Another record-breaking abstract submission

More than 230 abstracts of original studies - from a record-breaking total of 1898 submissions - have been selected for oral presentation in Barcelona. A further 800 abstracts have been selected for poster presentation.

‘The number of abstracts submitted this year continues to break all records,’ said ESHRE Chairman Roy Farquharson. ‘For the past two years for Geneva and Helsinki we had around 1750 submissions, and it's now clear that no other meeting in reproductive medicine can command this kind of support year after year. It means that the ESHRE Annual Meeting is unequivocally the leading event in the field, the place where everyone wants to be.’

The Barcelona abstract total not only marks a record entry but also reflects the very high standards now required for oral selection. The acceptance rate for oral presentation is now around 12%, making the acceptance rate very similar to that of ESHRE’s flagship journal Human Reproduction.

As ever, submissions were refereed blind by a selection committee, which included, among others, the co-ordinators of ESHRE’s 14 Special Interest Groups. Selection for the oral or poster programme was dependent entirely on the committee's score.

The greatest number of abstracts were in clinical science, with embryology (285 total abstracts) now the most prolific. Female fertility (187 abstracts), andrology (157), reproductive endocrinology (148), reproductive genetics (104) and endometriosis (67) were very well represented. Of the 549 basic science abstracts submitted popular themes were again in embryology (118) and andrology (115).

All abstracts, which were submitted in the Human Reproduction format, were reviewed according to ESHRE’s standard procedure of screening and scoring. Screening aims to ensure that abstracts are designated to the correct topic category, while selection for oral and poster presentation is done solely on the basis of scores awarded by reviewers. The International Scientific Committee finally selected 235 abstracts for oral presentation from the 1898 submitted.

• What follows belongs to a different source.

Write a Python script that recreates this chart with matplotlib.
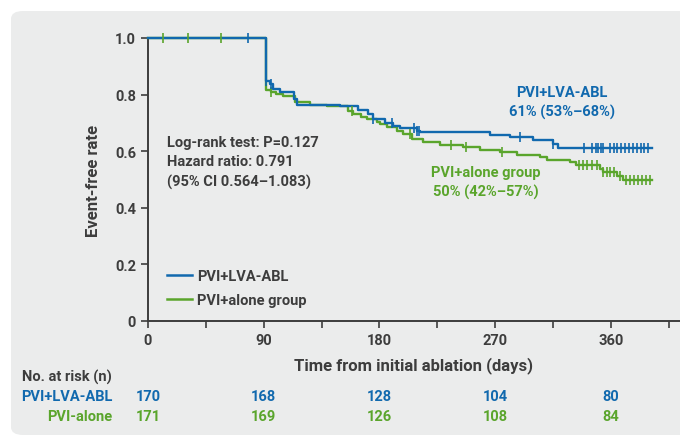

Not surprisingly for the host country - and a country too which is now Europe's most prolific in ART - the highest number of abstracts came from Spain (164 submissions), but China was close behind with 157 submissions. The ever-growing presence of China and Japan (123 submissions) in the scientific programme of an ESHRE Annual Meeting continues, a trend also reflected in submissions to the ESHRE journals. Other countries with abundant abstracts were UK (140), Italy (116) and USA (111).

The main scientific programme is now in place and its high quality begins in the very opening two keynote lectures. The subject and presenter of the Human Reproduction lecture are derived from papers with the highest number of full-text downloads during their first six months of publication in the journal. This year’s lecture will be given by Florence Belva from UZ Brussel in Belgium with a first report on sperm concentrations in young men conceived at least 18 years ago by ICSI.

But the star of Monday's opening show will certainly be the Japanese stem cell biologist Katsuhiko Hayashi, whose 2016 paper reported for the first time the full cycle of germline development from pluripotent stem cells. The report in Nature described the series of experiments which, via the generation of mature mouse oocytes in culture from embryonic stem cells and from iPS cells, culminated in the uterine transfer of lab-created embryos and the birth of healthy mouse pups. In earlier work, Hayashi and colleagues had generated healthy mouse pups by maturing fibroblast-derived oocytes inside the mouse mother. In this new work the maturation took place entirely (and remarkably) in a laboratory dish, suggesting that 'the platform', as Hayashi described it in Nature, might one day be applicable in humans.
The group was also able to derive new embryonic stem cell lines from the blastocysts generated from the lab-made oocytes - which thus completed the full cycle of female germ cell development exclusively in the lab. Hayashi's lecture in Barcelona is titled 'Oocytes from stem cells and back'.